KARACHI, June 21: Muttahida Qaumi Movement chief Altaf Hussain has said that criticism or opposition to his demand of framing of a new Constitution or changes in the 1973 constitution was devoid of justification.

Addressing the Rabita Committee members in party's international secretariat, he remarked that his proposal was not without reasoning. It had a logic. If his demand was unjustified, intellectuals and the constitution experts should tell the people as to what guarantees have been held by the 1973 Constitution for provincial autonomy.

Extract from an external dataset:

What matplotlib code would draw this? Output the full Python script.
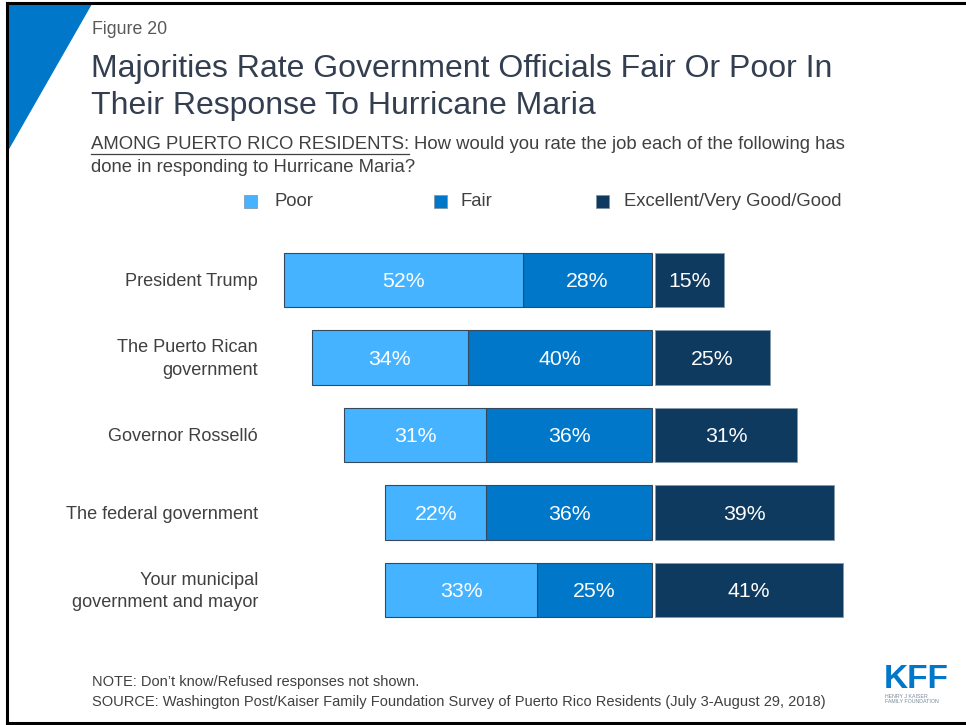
import numpy as np
import matplotlib.pyplot as plt
from matplotlib.patches import Polygon
from matplotlib.lines import Line2D

W, H = 966, 725

groups = ["President Trump", "The Puerto Rican\ngovernment", "Governor Rosselló",
          "The federal government", "Your municipal\ngovernment and mayor"]
poor = [52, 34, 31, 22, 33]
fair = [28, 40, 36, 36, 25]
good = [15, 25, 31, 39, 41]
legend_labels = ["Poor", "Fair", "Excellent/Very Good/Good"]

C_POOR = "#45b3ff"
C_FAIR = "#0077c8"
C_GOOD = "#0f3a5f"
TXT = "#404040"
TITLE = "#333f50"

plt.rcParams['font.family'] = ['Liberation Sans', 'DejaVu Sans']


def fx(x):
    return x / W


def fy(y):
    return 1 - y / H


fig = plt.figure(figsize=(W / 100, H / 100), dpi=100)

# frame lines (left, top, bottom) and the corner triangle
for xs, ys in [((6.5, 6.5), (2.5, 722.5)), ((6.5, 966), (2.5, 2.5)), ((6.5, 966), (722.5, 722.5))]:
    fig.add_artist(Line2D([fx(v) for v in xs], [fy(v) for v in ys], color="black",
                          lw=2.2, transform=fig.transFigure))
fig.add_artist(Polygon([(fx(8), fy(4)), (fx(92), fy(4)), (fx(8), fy(151))], closed=True,
                       color=C_FAIR, transform=fig.transFigure, lw=0))

fig.text(fx(92), fy(30), "Figure 20", fontsize=12.8, color="#595959", va="center")
fig.text(fx(91), fy(69), "Majorities Rate Government Officials Fair Or Poor In",
         fontsize=23, color=TITLE, va="center")
fig.text(fx(91), fy(106), "Their Response To Hurricane Maria",
         fontsize=23, color=TITLE, va="center")

sub_head = fig.text(fx(91), fy(144.5), "AMONG PUERTO RICO RESIDENTS:", fontsize=13.3,
                    color=TXT, va="center")
fig.canvas.draw()
bb = sub_head.get_window_extent()
fig.add_artist(Line2D([fx(91), fx(91) + bb.width / W], [fy(153.5), fy(153.5)], color=TXT,
                      lw=0.9, transform=fig.transFigure))
fig.text(fx(91) + bb.width / W + fx(5),
         fy(144.5), "How would you rate the job each of the following has",
         fontsize=13.3, color=TXT, va="center")
fig.text(fx(91), fy(167), "done in responding to Hurricane Maria?", fontsize=13.3,
         color=TXT, va="center")

# legend
for (sx, tx), lab, col in zip([(244, 275), (434, 461), (596, 624)], legend_labels,
                              [C_POOR, C_FAIR, C_GOOD]):
    fig.add_artist(plt.Rectangle((fx(sx), fy(208)), fx(13), 13 / H, facecolor=col,
                                 edgecolor="#7f8f9f", lw=0.5, transform=fig.transFigure))
    fig.text(fx(tx), fy(201.5), lab, fontsize=13.3, color=TXT, va="center")

# bars: negative side is poor + fair, positive side starts just past a small gap
px_per_pct = 4.6
left_px, right_px = 270, 905
center_px = 652
gap = 0.6
ax = fig.add_axes([fx(left_px), fy(628.75), (right_px - left_px) / W, (628.75 - 241.25) / H])
ax.set_xlim((left_px - center_px) / px_per_pct, (right_px - center_px) / px_per_pct)
ax.set_ylim(len(groups) - 0.5, -0.5)
ax.axis("off")

y = np.arange(len(groups))
poor_a = np.array(poor)
fair_a = np.array(fair)
good_a = np.array(good)
h = 0.70
ax.barh(y, -fair_a, height=h, color=C_FAIR, edgecolor="#34495e", lw=0.8)
ax.barh(y, -poor_a, left=-fair_a, height=h, color=C_POOR, edgecolor="#34495e", lw=0.8)
ax.barh(y, good_a, left=gap, height=h, color=C_GOOD, edgecolor="#8799ab", lw=0.6)

lab_dy = 0.02
for i in range(len(groups)):
    ax.text(-fair_a[i] - poor_a[i] / 2, y[i] + lab_dy, f"{poor[i]}%", color="white",
            fontsize=15.3, ha="center", va="center")
    ax.text(-fair_a[i] / 2, y[i] + lab_dy, f"{fair[i]}%", color="white", fontsize=15.3,
            ha="center", va="center")
    ax.text(gap + good_a[i] / 2, y[i] + lab_dy, f"{good[i]}%", color="white", fontsize=15.3,
            ha="center", va="center")
    ax.text((258 - center_px) / px_per_pct, y[i] + lab_dy, groups[i], color=TXT,
            fontsize=13.1, ha="right", va="center", linespacing=1.4)

fig.text(fx(92), fy(682), "NOTE: Don\u2019t know/Refused responses not shown.", fontsize=10.5,
         color=TXT, va="center")
fig.text(fx(92), fy(702), "SOURCE: Washington Post/Kaiser Family Foundation Survey of Puerto "
         "Rico Residents (July 3-August 29, 2018)", fontsize=10.5, color=TXT, va="center")

# KFF mark
fig.text(fx(884), fy(679), "KFF", fontsize=24, fontweight="bold", color=C_FAIR,
         va="center", ha="left")
fig.text(fx(885), fy(699), "HENRY J KAISER\nFAMILY FOUNDATION", fontsize=3.8,
         color="#7a8a9a", va="center", ha="left", linespacing=1.1)

fig.savefig("out.png", dpi=100)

His suggestion of a new Constitution or fundamental changes in the 1973 document was meant to pull the country out of crisis it had been facing. Provinces were suffering from a sense of deprivation, and they were considering themselves victims of injustices and ethno linguistic particularism, and the problems for provincial autonomy were deepening with the passage of every day.

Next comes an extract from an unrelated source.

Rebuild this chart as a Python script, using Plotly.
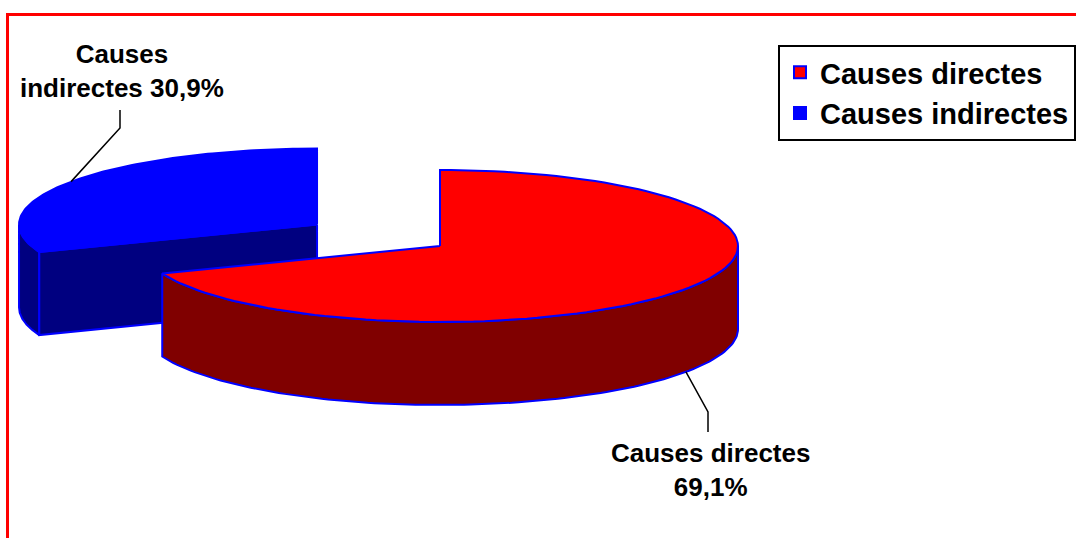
import numpy as np
import plotly.graph_objects as go

# --- data -------------------------------------------------------------
categories = ["Causes directes", "Causes indirectes"]
shares = [69.1, 30.9]
slice_labels = ["Causes directes<br>69,1%", "Causes<br>indirectes 30,9%"]
top_colors = ["#FF0000", "#0000FF"]
side_colors = ["#800000", "#000080"]
explode = [0.0, 0.5]          # pull-out as a fraction of the radius

# --- geometry of the tilted pie (pixel axes, y grows downward) ----------
W, H = 1076, 538
CX, CY = 440.0, 246.0         # centre of the top face
RX, RY = 298.0, 76.0          # radii of the elliptical top face
DEPTH = 83.0                  # thickness of the disc
EDGE = "#0000FF"
FONT = "Liberation Sans, Arial, sans-serif"


def rim(theta, dx, dy, drop=0.0):
    """Point on the rim; theta in degrees clockwise from 12 o'clock."""
    t = np.radians(theta)
    return CX + dx + RX * np.sin(t), CY + dy - RY * np.cos(t) + drop


def arc(a, b, dx, dy, drop=0.0, n=120):
    th = np.linspace(a, b, n)
    return rim(th, dx, dy, drop)


total = float(sum(shares))
slices = []
start = 0.0
for i, v in enumerate(shares):
    sweep = 360.0 * v / total
    a, b = start, start + sweep
    mid = (a + b) / 2.0
    t = np.radians(mid)
    dx = explode[i] * RX * np.sin(t)
    dy = -explode[i] * RY * np.cos(t)
    slices.append(dict(i=i, a=a, b=b, mid=mid, dx=dx, dy=dy))
    start = b

fig = go.Figure()


def poly(xs, ys, fill):
    fig.add_trace(go.Scatter(
        x=np.append(xs, xs[0]), y=np.append(ys, ys[0]),
        mode="lines", fill="toself", fillcolor=fill,
        line=dict(color=EDGE, width=2), hoverinfo="skip", showlegend=False))


# paint back-to-front
for s in sorted(slices, key=lambda s: s["dy"]):
    i, a, b, dx, dy = s["i"], s["a"], s["b"], s["dx"], s["dy"]
    cx, cy = CX + dx, CY + dy
    # outer wall: only the front half (90..270 deg) faces the viewer
    lo, hi = max(a, 90.0), min(b, 270.0)
    if hi > lo:
        tx, ty = arc(lo, hi, dx, dy)
        bx, by = arc(hi, lo, dx, dy, DEPTH)
        poly(np.concatenate([tx, bx]), np.concatenate([ty, by]), side_colors[i])
    # radial cut faces
    for ang, normal in ((a, a - 90.0), (b, b + 90.0)):
        if np.cos(np.radians(normal)) < -1e-9:
            px, py = rim(ang, dx, dy)
            qx, qy = rim(ang, dx, dy, DEPTH)
            poly(np.array([cx, px, qx, cx]),
                 np.array([cy, py, qy, cy + DEPTH]), side_colors[i])
    # top face
    tx, ty = arc(a, b, dx, dy)
    poly(np.concatenate([[cx], tx]), np.concatenate([[cy], ty]), top_colors[i])

# leader lines from the rim at each slice's mid-angle to its label
label_pos = [(710.5, 470.0), (122.0, 71.0)]
elbows = [[(708.0, 412.0), (708.0, 432.0)], [(120.0, 128.0), (120.0, 110.0)]]
for s in slices:
    i = s["i"]
    front = np.cos(np.radians(s["mid"])) < 0
    sx, sy = rim(s["mid"], s["dx"], s["dy"], DEPTH if front else 0.0)
    xs = [sx] + [p[0] for p in elbows[i]]
    ys = [sy] + [p[1] for p in elbows[i]]
    fig.add_trace(go.Scatter(x=xs, y=ys, mode="lines",
                             line=dict(color="black", width=1.5),
                             hoverinfo="skip", showlegend=False))
    fig.add_annotation(x=label_pos[i][0], y=label_pos[i][1], text=slice_labels[i],
                       showarrow=False, xanchor="center", yanchor="middle",
                       font=dict(family=FONT, size=26, color="black", weight="bold"))

# legend entries
for i, name in enumerate(categories):
    fig.add_trace(go.Scatter(
        x=[None], y=[None], mode="markers", name=name,
        marker=dict(symbol="square", size=16, color=top_colors[i],
                    line=dict(color=EDGE, width=1.5))))

# red frame around the chart area (runs off the right and bottom edges)
fig.add_shape(type="rect", xref="paper", yref="paper",
              x0=7.5 / W, y0=1 - 14.5 / H, x1=1.1, y1=-0.1,
              line=dict(color="#FF0000", width=3), fillcolor="rgba(0,0,0,0)")

fig.update_xaxes(range=[0, W], visible=False, fixedrange=True)
fig.update_yaxes(range=[H, 0], visible=False, fixedrange=True)
fig.update_layout(
    width=W, height=H,
    margin=dict(l=0, r=0, t=0, b=0),
    paper_bgcolor="white", plot_bgcolor="white",
    showlegend=True,
    legend=dict(x=1.0, y=1 - 45 / H, xanchor="right", yanchor="top",
                bgcolor="white", bordercolor="black", borderwidth=2,
                font=dict(family=FONT, size=29, color="black", weight="bold"),
                itemsizing="constant"),
)

fig.write_html("out.html")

Late Zulfikar Ali Bhutto had himself brought amendments to the Constitution within a short time of its approval by then parliament, and People’s Party during stint in office introduced several other amendments. But a mighty bombshell fell when former military dictator General Ziaul Haq inserted his name in the Constitution. When Benazir Bhutto came to power in 1988, she should have got the name of General Zia deleted from the Consitution which she did not do. "Who had stopped her from doing do?" Mr Hussain asked.

The MQM leader asked as to why the PPP leader did not institute trial against General Zia (in absentia) for abrogating the 1973 Constitution and for hanging her father which she sees as a murder.

Mr Altaf Hussain appealed to intellectuals and law experts to tell the people as to how much autonomy had been granted to the federating units and what guarantees had been held for their autonomy in the 1973 documents.

He said that the people had a right to know as to whether the defaced Constitution of 1973 was more important or the solidarity and integrity of Pakistan?

He said most of the political leaders and constitution experts themselves were saying that the face of the 1973 constitution stood disfigured, The MQM had not changed the face of the Constitution because it never had been in power at the centre, he said but promised that if voted to power at federal level, the Muttehada Quami Movement would resolve the issue of provincial autonomy and if could not do that, it would inform the people as to which were the forces obstructing it from attaining those objectives.